- INFORMATION PROVIDED -
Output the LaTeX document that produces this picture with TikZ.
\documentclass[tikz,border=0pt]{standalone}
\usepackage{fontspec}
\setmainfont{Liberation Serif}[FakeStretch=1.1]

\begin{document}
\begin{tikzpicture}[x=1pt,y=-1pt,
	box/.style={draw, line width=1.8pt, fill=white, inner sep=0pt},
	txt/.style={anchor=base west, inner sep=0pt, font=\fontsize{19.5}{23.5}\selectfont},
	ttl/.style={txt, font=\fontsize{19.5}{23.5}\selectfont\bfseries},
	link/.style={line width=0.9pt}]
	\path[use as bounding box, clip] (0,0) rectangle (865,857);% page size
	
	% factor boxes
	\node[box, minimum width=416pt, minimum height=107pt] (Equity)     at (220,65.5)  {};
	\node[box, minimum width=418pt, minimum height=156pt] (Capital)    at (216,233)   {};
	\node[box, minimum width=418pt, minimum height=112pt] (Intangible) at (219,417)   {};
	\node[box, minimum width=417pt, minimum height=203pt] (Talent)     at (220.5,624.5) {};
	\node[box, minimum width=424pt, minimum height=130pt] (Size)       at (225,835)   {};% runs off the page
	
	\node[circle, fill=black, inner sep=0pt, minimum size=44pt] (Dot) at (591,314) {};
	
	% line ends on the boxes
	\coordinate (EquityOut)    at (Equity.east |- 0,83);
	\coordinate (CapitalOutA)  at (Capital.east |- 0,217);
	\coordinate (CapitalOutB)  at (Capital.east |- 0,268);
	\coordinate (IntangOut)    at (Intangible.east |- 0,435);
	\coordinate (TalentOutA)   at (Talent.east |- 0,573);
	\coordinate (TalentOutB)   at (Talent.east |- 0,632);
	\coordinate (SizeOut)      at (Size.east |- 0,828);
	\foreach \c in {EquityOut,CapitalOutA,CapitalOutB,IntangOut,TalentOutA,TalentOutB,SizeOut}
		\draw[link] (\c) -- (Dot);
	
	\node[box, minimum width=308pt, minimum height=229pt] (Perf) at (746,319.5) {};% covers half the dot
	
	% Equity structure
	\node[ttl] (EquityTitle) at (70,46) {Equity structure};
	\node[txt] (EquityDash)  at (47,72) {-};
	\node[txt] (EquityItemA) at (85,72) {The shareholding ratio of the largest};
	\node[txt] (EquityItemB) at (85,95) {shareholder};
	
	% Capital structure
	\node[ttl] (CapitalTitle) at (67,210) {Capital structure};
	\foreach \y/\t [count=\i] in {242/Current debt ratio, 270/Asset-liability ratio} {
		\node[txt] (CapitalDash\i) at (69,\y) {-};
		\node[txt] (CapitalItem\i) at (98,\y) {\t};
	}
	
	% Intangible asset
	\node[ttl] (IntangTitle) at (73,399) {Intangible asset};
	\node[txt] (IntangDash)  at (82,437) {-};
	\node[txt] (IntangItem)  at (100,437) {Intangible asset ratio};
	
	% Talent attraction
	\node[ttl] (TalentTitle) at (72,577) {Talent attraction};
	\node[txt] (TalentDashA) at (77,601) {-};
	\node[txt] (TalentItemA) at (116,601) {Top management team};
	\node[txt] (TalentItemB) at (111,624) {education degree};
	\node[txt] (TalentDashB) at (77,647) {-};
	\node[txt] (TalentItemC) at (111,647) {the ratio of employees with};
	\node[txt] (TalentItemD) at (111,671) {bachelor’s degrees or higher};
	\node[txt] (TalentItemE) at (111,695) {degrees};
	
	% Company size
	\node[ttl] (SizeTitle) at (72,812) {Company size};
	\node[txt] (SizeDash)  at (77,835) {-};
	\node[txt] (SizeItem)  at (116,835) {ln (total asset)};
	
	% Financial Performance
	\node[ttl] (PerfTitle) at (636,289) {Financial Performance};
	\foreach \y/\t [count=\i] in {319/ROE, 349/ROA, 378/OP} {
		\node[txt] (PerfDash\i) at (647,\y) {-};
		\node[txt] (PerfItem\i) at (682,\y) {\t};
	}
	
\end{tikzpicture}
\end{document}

- GIVEN REQUEST -
Return only the lines spanning from the first line of the material through the line with "(865,857);% page size", copied exactly, both ends kept.

- PROBLEM SOLUTION -
Output the LaTeX document that produces this picture with TikZ.
\documentclass[tikz,border=0pt]{standalone}
\usepackage{fontspec}
\setmainfont{Liberation Serif}[FakeStretch=1.1]

\begin{document}
\begin{tikzpicture}[x=1pt,y=-1pt,
	box/.style={draw, line width=1.8pt, fill=white, inner sep=0pt},
	txt/.style={anchor=base west, inner sep=0pt, font=\fontsize{19.5}{23.5}\selectfont},
	ttl/.style={txt, font=\fontsize{19.5}{23.5}\selectfont\bfseries},
	link/.style={line width=0.9pt}]
	\path[use as bounding box, clip] (0,0) rectangle (865,857);% page size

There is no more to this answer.